Akulturasi Pada Kesenian Reog Singo Bawono Di Lumajang
Acculturation On Reog Singo Bawono Art In Lumajang
Abstrak
Reog Singo Bawono merupakan kesenian Reog yang dipimpin oleh Gatot Basuki dan berdiri pada 15 Mei 1990 di Kabupaten Lumajang, lebih tepatnya berada pada Dusun Dompyong Rt. 08, Rw 03, Desa Madurejo, Pasirian, Lumajang. Reog Singo Bawono mengalami akulturasi dengan kesenian-kesenian daerah sekitar Kabupaten Lumajang untuk meningkatkan performa pertunjukannya. Penelitian ini memiliki rumusan masalah: 1) Bagaimana bentuk pertunjukan hasil akulturasi Reog Siswo Bawono di Lumajang, 2) Faktor-faktor apa yang dapat mempengaruhi akulturasi pada Reog Siswo Bawono di Lumajang. Penelitian ini menggunakan teori akulturasi dari Koentjaraningrat. Metode dalam penelitian ini menggunakan pendekatan kualitatif, pengumpulan data dengan cara observasi, wawancara. Hasil dari penelitian bentuk pertunjukan ini berupa rangkaian pertunjukan yang disajikan melalui tarian Dadak Merak, Jathilan, Ganongan, Kuda kecak, Akrobatik, Kuda lumping serta kesenian kreasi dari daerah sekitarnya, adapun bentuk pertunjukan itu di dukung oleh musik, tata rias dan busana. Berbeda dengan kesenian reog lainnya yang focus terhadap keindahan gerak, Reog Singo Bawono lebih mementingkan minat para penonton. Faktor yang mempengaruhi terjadinya akulturasi tersebut yaitu yang pertama merupakan minat pemain maupun penonton yang sangat mempengaruhi eksistensi dari Reog Singo Bawono, kedua yaitu letak geografis Kabupaten Lumajang serta lingkungan sekitarnya yang sangat strategis dan dekat dengan samudra hindia serta Gunung Semeru dan diapit oleh beberapa kota lain yang menjadikan banyak pendatang ke Kabupaten Lumajang , dan yang terakhir yaitu ekonomi masyarakan Kabupaten Lumajang yang sebagian besar merupakan seorang petani dan nelayan.
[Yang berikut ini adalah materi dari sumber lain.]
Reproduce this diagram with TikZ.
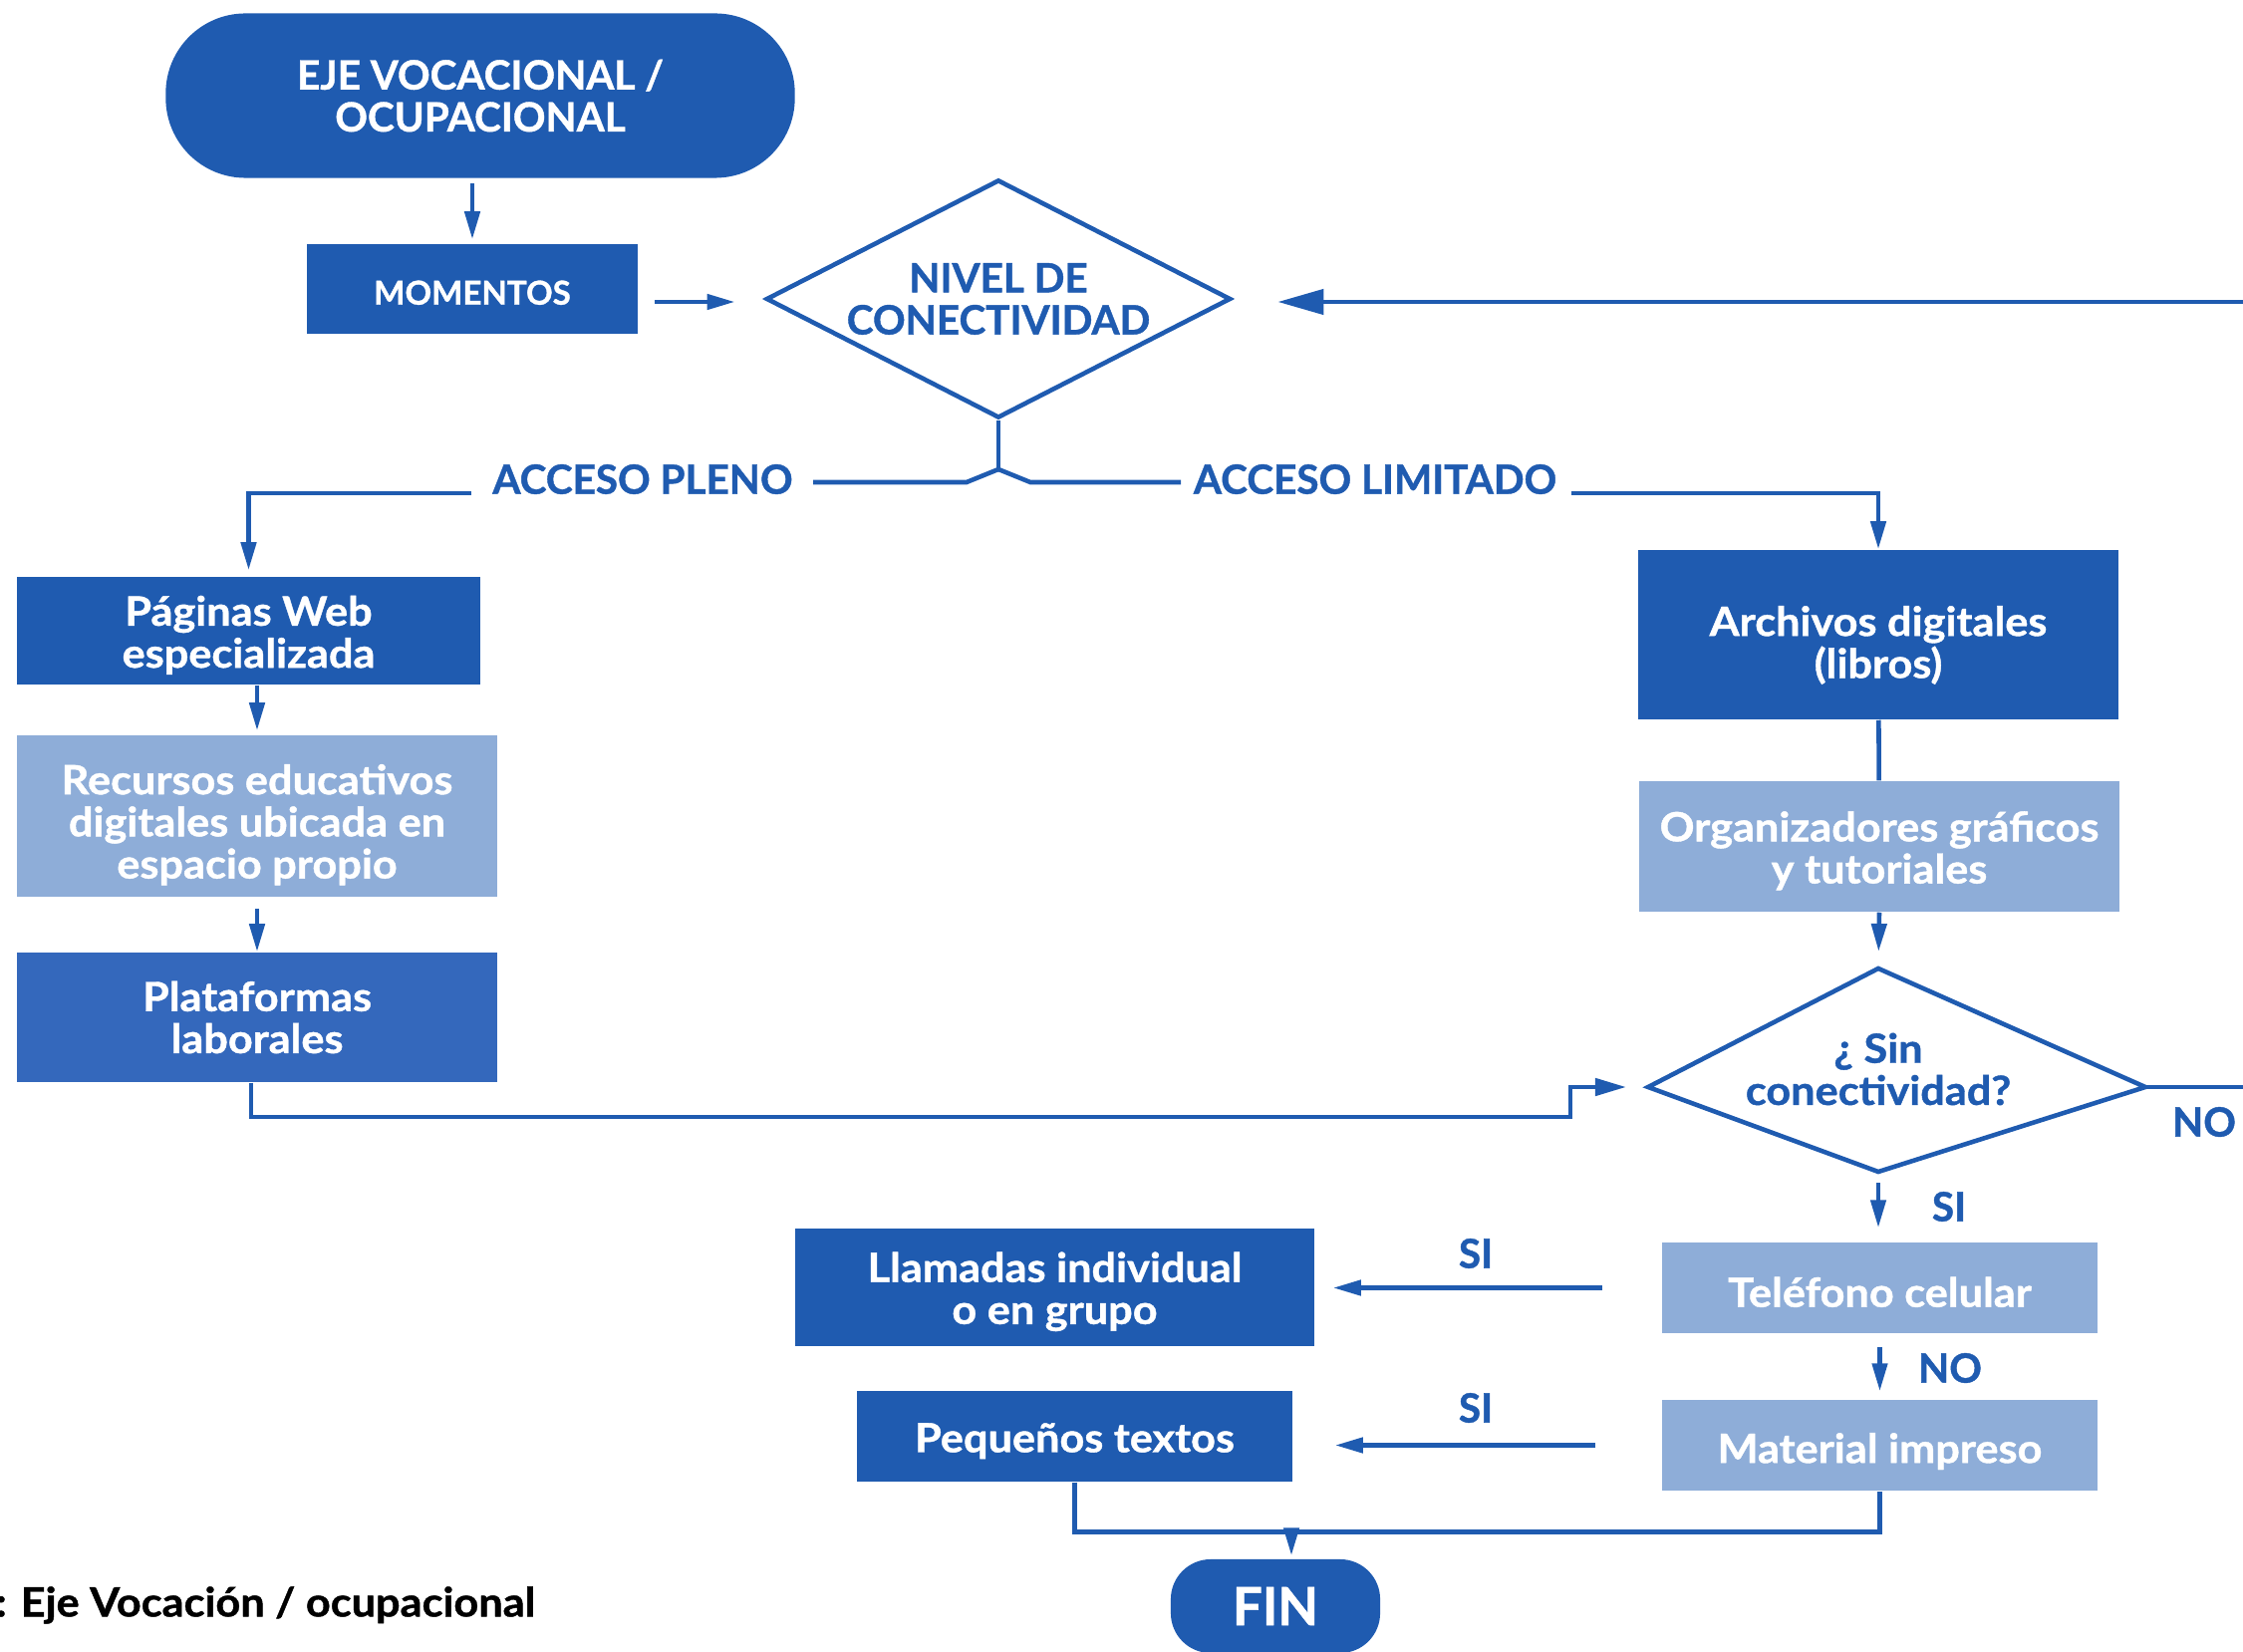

Kata Kunci : Akulturasi, Reog Singo Bawono Lumajang.
Abstract
Reog Singo Bawono is a Reog art led by Gatot Basuki and was founded on May 15, 1990 in Lumajang Regency, more precisely in Dompyong Rt. 08, Rw 03, Madurejo Village, Pasirian, Lumajang. Reog Singo Bawono acculturates with local arts around Lumajang Regency to improve his performance. This research has problem formulations: 1) What is the form of the performance of Reog Siswo Bawono's acculturation in Lumajang, 2) What factors can influence the acculturation of Reog Siswo Bawono in Lumajang. This study uses the theory of acculturation from Koentjaraningrat. The method in this study uses a qualitative approach, data collection by means of observation, interviews. The results of the research on this form of performance are in the form of a series of performances presented through the Dadak Merak dance, Jathilan, Ganongan, Kecak horse, acrobatic, lumping horse and art creations from the surrounding area, while the form of the show is supported by music, make-up and clothing. Unlike other Reog arts that focus on the beauty of motion, Reog Singo Bawono is more concerned with the interests of the audience. The factors that influence the acculturation are the first is the interest of the players and the audience which greatly affects the existence of Reog Singo Bawono, the second is the geographical location of Lumajang Regency and the surrounding environment which is very strategic and close to the Indian Ocean and Mount Semeru and is flanked by several other cities making many migrants to Lumajang Regency, and the last one is the community economy of Lumajang Regency, who are mostly farmers and fishermen.
Key words: Acculturation, Reog Singo Bawono Lumajang.